WORK TO COMPLETE
Pick out each line with the word "this" from the material that follows.

SOURCE DATA
--------
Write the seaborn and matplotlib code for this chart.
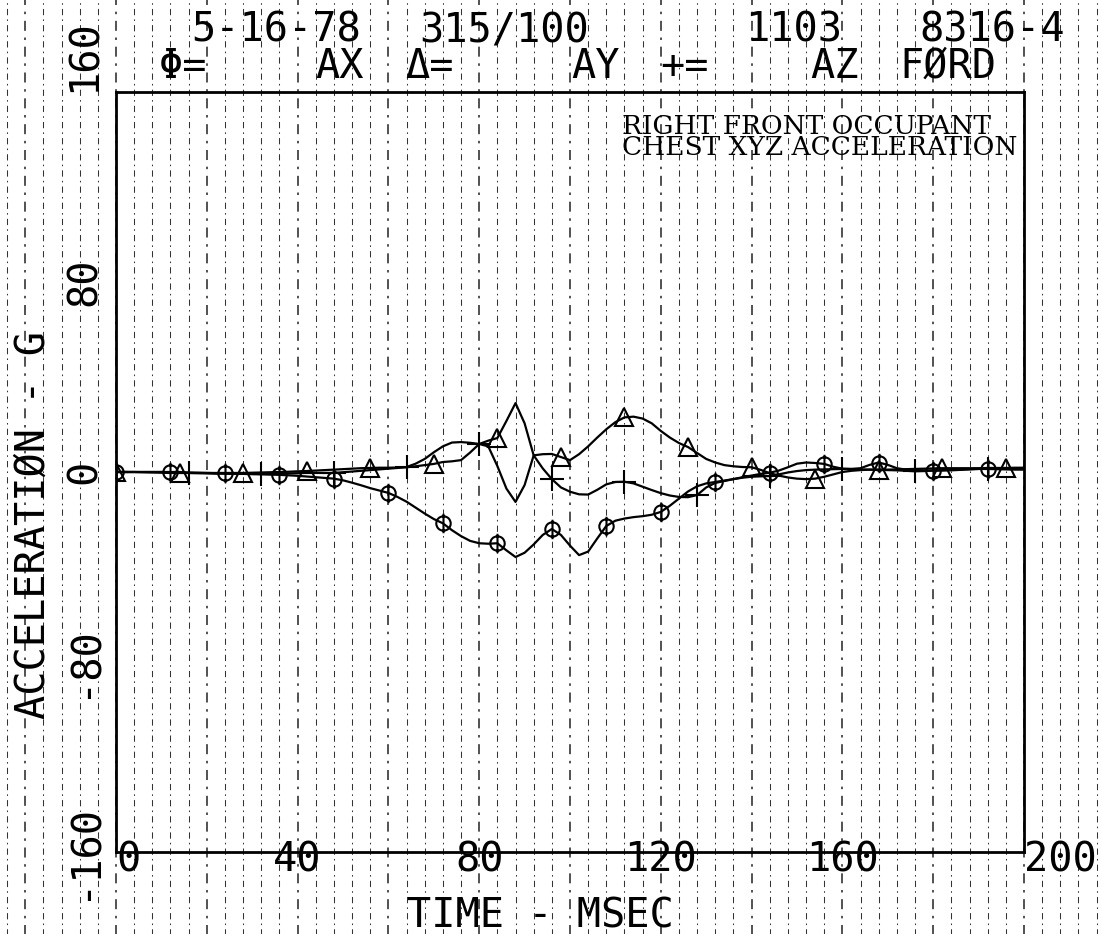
--------
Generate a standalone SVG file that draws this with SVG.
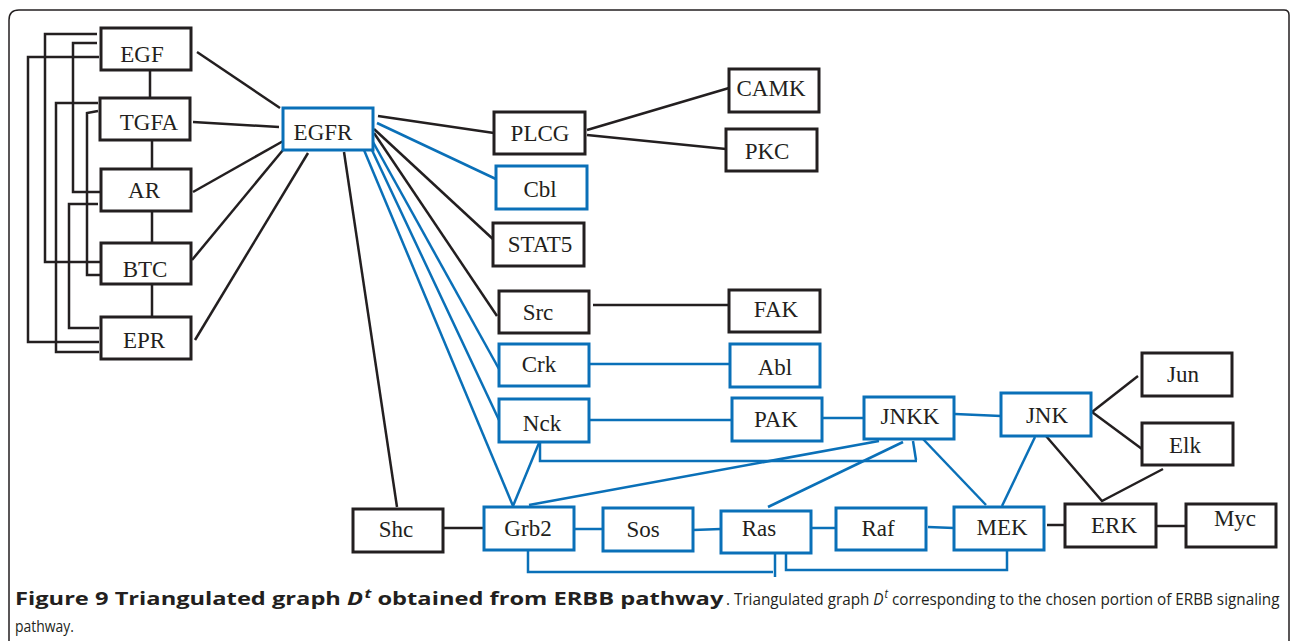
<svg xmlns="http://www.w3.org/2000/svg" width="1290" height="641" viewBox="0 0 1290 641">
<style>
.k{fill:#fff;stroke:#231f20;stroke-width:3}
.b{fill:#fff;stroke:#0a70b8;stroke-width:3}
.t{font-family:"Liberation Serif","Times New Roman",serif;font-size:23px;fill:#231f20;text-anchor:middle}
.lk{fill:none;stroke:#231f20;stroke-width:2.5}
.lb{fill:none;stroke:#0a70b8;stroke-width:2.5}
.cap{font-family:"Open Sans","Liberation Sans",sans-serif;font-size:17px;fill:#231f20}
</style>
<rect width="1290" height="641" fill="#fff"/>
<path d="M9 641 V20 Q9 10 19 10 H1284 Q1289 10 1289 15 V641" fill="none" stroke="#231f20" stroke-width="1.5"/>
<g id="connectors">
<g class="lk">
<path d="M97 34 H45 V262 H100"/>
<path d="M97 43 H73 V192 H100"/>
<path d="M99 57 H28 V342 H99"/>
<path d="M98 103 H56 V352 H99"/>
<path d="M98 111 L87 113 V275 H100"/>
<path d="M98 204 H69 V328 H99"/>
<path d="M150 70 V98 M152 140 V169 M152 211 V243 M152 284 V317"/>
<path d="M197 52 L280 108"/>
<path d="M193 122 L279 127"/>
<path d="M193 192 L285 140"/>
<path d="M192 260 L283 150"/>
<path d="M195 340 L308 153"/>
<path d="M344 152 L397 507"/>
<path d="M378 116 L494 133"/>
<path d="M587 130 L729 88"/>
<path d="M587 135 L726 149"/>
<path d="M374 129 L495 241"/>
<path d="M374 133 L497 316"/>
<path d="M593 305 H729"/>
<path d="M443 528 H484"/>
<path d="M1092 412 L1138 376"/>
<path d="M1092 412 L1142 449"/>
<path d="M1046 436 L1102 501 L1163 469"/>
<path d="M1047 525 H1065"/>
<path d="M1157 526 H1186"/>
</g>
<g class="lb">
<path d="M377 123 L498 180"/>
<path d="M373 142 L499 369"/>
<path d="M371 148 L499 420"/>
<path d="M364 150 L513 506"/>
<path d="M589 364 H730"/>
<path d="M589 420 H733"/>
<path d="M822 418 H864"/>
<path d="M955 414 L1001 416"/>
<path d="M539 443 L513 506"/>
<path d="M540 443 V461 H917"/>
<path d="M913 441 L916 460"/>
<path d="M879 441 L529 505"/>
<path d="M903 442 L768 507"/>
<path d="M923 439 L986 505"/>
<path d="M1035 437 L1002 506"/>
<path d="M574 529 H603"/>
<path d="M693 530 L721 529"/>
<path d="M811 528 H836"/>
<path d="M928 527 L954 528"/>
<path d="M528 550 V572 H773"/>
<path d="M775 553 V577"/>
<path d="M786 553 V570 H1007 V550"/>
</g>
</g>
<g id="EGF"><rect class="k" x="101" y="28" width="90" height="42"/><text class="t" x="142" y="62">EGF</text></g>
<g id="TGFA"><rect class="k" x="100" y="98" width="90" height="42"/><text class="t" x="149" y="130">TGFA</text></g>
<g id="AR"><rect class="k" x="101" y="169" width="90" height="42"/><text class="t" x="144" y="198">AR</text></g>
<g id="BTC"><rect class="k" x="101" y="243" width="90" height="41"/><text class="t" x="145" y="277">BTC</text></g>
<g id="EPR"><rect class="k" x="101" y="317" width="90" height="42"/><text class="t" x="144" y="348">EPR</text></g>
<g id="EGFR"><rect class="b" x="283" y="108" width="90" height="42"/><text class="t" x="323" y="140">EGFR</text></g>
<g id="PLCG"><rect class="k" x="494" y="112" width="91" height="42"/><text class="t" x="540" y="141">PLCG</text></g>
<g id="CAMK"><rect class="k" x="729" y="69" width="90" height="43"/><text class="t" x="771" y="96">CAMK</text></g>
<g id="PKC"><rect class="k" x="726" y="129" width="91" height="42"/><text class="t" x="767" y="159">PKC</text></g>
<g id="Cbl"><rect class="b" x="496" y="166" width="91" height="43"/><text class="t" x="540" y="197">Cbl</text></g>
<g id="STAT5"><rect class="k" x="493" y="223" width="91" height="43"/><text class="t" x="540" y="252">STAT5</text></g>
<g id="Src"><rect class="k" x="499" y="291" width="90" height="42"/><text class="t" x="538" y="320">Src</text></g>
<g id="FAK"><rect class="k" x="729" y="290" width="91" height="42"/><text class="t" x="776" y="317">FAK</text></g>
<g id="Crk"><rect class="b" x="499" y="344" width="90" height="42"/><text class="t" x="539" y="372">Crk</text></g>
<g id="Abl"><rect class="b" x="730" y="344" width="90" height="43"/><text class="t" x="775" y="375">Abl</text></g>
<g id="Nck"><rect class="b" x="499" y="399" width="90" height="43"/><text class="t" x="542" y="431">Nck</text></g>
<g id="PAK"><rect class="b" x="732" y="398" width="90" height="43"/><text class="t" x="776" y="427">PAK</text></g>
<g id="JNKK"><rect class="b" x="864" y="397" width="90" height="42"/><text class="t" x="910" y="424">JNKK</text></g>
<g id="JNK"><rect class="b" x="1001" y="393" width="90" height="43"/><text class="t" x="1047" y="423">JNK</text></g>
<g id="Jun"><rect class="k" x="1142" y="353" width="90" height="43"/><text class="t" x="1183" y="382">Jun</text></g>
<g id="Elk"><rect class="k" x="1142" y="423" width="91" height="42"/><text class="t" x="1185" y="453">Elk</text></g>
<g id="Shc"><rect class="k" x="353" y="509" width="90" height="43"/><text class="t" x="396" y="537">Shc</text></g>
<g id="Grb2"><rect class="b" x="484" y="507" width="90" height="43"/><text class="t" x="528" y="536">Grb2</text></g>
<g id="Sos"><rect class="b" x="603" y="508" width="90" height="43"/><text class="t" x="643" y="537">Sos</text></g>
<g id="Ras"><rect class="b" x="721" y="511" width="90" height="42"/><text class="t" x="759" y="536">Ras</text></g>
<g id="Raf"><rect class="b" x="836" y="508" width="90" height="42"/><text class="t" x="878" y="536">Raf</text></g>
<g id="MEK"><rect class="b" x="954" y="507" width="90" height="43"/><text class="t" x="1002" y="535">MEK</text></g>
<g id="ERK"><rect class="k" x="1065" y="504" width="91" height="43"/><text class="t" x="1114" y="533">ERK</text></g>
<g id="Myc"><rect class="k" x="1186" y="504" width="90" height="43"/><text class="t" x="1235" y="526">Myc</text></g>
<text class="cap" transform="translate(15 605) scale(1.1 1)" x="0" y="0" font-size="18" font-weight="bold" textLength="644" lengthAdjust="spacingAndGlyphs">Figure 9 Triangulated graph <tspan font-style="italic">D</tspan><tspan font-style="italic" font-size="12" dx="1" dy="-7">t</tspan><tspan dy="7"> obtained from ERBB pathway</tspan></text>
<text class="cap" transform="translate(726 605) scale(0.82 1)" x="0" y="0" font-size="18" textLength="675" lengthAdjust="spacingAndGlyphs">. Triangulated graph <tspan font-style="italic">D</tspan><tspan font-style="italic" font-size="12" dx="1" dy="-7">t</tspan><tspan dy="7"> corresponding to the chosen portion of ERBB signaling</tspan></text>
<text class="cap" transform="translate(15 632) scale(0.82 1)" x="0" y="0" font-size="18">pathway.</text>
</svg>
--------
THE RESPONSE
Write the seaborn and matplotlib code for this chart.
Generate a standalone SVG file that draws this with SVG.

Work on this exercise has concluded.